Many churches have provided volunteer labor to help non-profit housing organizations build and repair affordable homes.
Eastern Avenue Christian Reformed Church | Grand Rapids, Michigan
As the housing market in Grand Rapids, Michigan, tightens property values steadily rise. While this trend increases equity for homeowners, it has created an affordability crisis for many renters with lower incomes. Rent prices have skyrocketed, increasing by more than 50% since 2011, while area median income has increased only 18% in the same period of time. Involuntary displacement is a matter of increasing concern.
The Community Homes Initiative was launched in 2017 by the Inner-City Christian Federation (ICCF) to address the housing crisis that is quietly escalating on the edge of gentrifying areas in Grand Rapids. Groups of volunteers from around the city have joined ICCF in its effort to address the issue. When an out-of-state investment company decided to liquidate its rental house portfolio in Grand Rapids, ICCF purchased 213 housing units on 177 properties in 2017. In 2018 it acquired 35 more.
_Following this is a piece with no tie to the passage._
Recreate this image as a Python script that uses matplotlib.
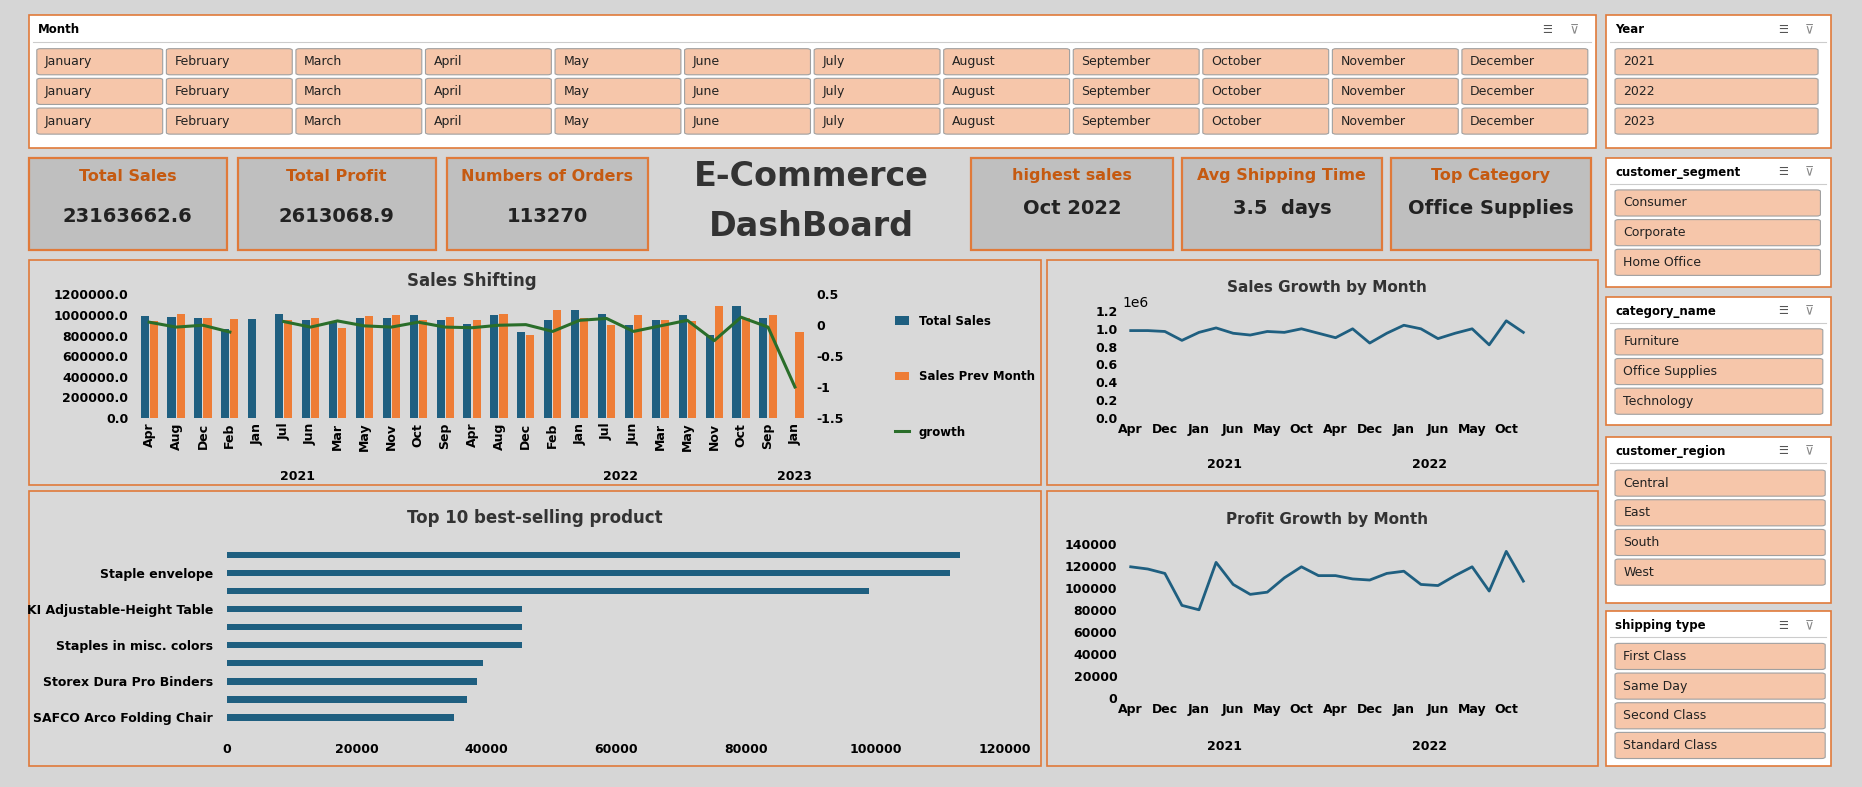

Because it does not have the resources to renovate all 248 housing units itself, it is asking local churches to partner with them in caring for their neighbors by choosing a house to “adopt.”
The house at 741 Baxter Street was adopted by Eastern Avenue Christian Reformed Church, just around the corner. When the congregation heard about the proposed partnership, it responded with immediate and enthusiastic support. In the space of one hour after a Sunday morning service, the house rehab project garnered enough financial pledges to pay for the building materials, and enough volunteers to provide the labor. Volunteers logged over 1,000 hours of work at the Baxter house. Cost of materials: $13,300.
The team of church volunteers replaced the flooring throughout the house, installed insulation and appliances, and painted the walls. They also replaced outdated features like doorframes that no longer meet building code and the worn steps and pillars on the front porch. In a matter of months, the Baxter house was transformed into a functional and attractive living space.
Calvin University students pitched in as well. They built, painted, and installed kitchen cabinets. They did most of their work at Home Repair Services, a local organization dedicated to educating vulnerable homeowners in home repair skills and assisting them with renovations. Students not only acquired practical home repair skills as well as an understanding of the history of redlining, zoning, and home finance—they also participated in a concrete response to God’s call to “do justice” (Micah 6:8).